In ogni caso, ci sono elementi in tutte queste vicende per cercare di capire di più. Non ci si può accontentare di definirli casi strani. Probabilmente considerati singolarmente quegli episodi potevano sembrare non collegati fra loro, sebbene la distanza fra l’aprile 1987 e il luglio dello stesso anno non fosse così eccessiva. Ma comunque vorrei sapere cosa pensavate stesse accadendo nella vostra Arma all’epoca. Si trattava infatti di un’incredibile successione di morti. È possibile anche avere dei documenti scritti che testimoniano delle vostre considerazioni dell’epoca al livello in cui le valutazioni venivano appunto effettuate così da poterle confrontare con le rispettive valutazioni che oggi vi sentite di esprimere (ammesso che ora la vostra analisi sia di segno diverso rispetto al passato)?

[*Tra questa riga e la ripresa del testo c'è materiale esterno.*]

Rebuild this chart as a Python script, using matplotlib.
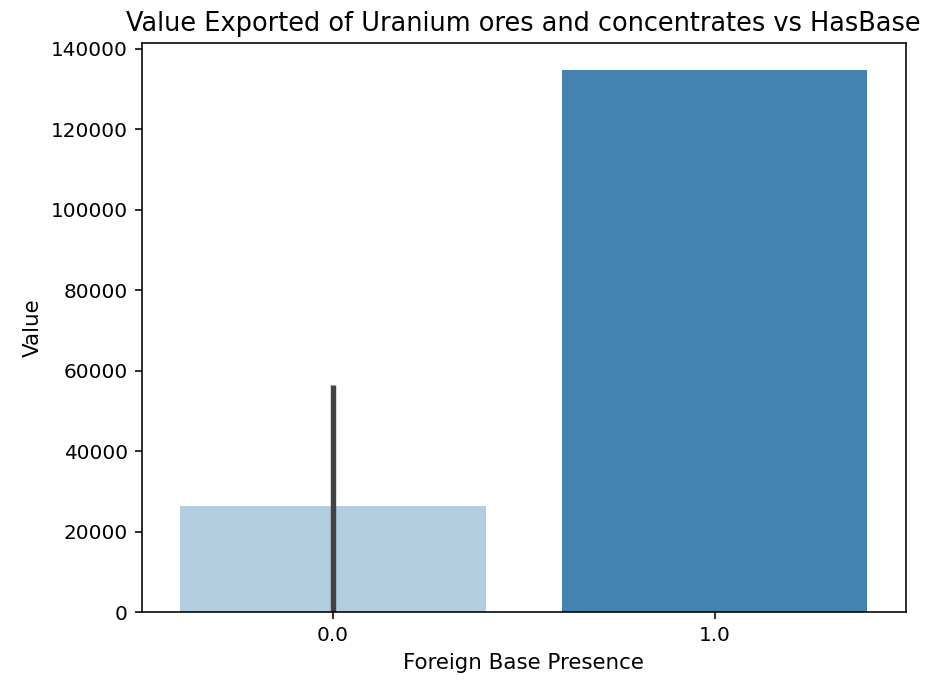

Di nuovo il generale di Corpo d’Armata:

Si tratta di episodi che oggi valutiamo in base a un filo conduttore, ma allora furono considerati episodi sì dolorosi, però settoriali e isolati.
Se è vero che il fratello del carabiniere Minguzzi riceve telefonate minatorie, mi auguro che le denunci all’autorità giudiziaria o comunque si rechi dai carabinieri del luogo a denunciare questa pressione psicologica che subisce, perché potrebbe fare chiarezza. Le assicuro che sensibilizzeremo i carabinieri di Ravenna e di Alfonsine per verificare questa vicenda.
Lo stesso dicasi per il parroco del carcere in cui è rinchiuso il carabiniere Tasca. A noi interessa la verità, così come interessa a questa Commissione. Tutti gli spunti utili per riaprire i casi chiusi dall’autorità giudiziaria ben vengano. Per quanto concerne Bagnara di Romagna, anche in questo caso possiamo fare mille illazioni. È chiaro che a un familiare non fa certo piacere accettare l’idea che il proprio fratello possa aver commesso un atto di follia. Mi sembra però che su quella vicenda sia stata svolta un’inchiesta interna […] che all’epoca venne affidata all’allora comandante di legione, di colonnello Nunziatella, attuale comandante del Ros. Egli si recò sul posto, ascoltò i testimoni e raccolse diversi elementi. Proprio ieri sera ha saputo che la sera precedente la strage tutti i componenti della stazione dei carabinieri di Bagnara si erano riuniti per una cena in un locale della stessa cittadina; erano stati serenamente insieme a cena e avevano parlato del più e del meno. Il giorno dopo l’appuntato, insieme a un altro carabiniere, aveva svolto regolare servizio di pattuglia giornaliera; finito il suo turno, o ancora prima di terminarlo, entrò senza dire una parola nella stazione e fece una carneficina.
All’epoca venne «spulciato» tutto quanto era possibile. L’unica giustificazione plausibile, se così la si può definire – riportava a un atto di follia.
Purtroppo fatti come questo non accadono solo in Italia, ma anche al di fuori del nostro paese. Purtroppo l’Arma dei carabinieri, come tutte le strutture grandi e complesse, è funestata non solo da omicidi, ma anche da suicidi, anche perché l’equilibrio psicologico di un giovane di oggi è molto più fragile di quello dei giovani del passato […]. Mi rendo conto che si tratta di una chiave di lettura che non ci soddisfa, perché vorremmo sempre trovare motivazioni credibili e concrete. Purtroppo però è quando abbiamo oggi. Se ci saranno ulteriori elementi di cui potremo disporre per riaprire i casi Minguzzi e Tasca, sarò lieto di acquisirli e di dare incarico ai carabinieri appunto di riaprire le indagini.
Per quanto riguarda la stazione dei carabinieri di Bagnara di Romagna mi impegno a inviarvi le risultanze dell’inchiesta sommaria che venne svolta all’epoca di questo episodio.

2 thoughts on “Centoundici colpi: risposte mancanti a distanza di 18 anni

  1. Antonella

    Sulla vicenda specifica no, che abbia potuto sapere. A parte gli articoli giornalistici dell’epoca e i documenti ufficiali (come questa relazione della commissione parlamentare), accenni se ne trovano nel libro “Giustizieri sanguinari” di Sandro Provvisionato uscito nel 1995 per Pironti Editore. Il focus del libro, tuttavia, rimane la Uno Bianca.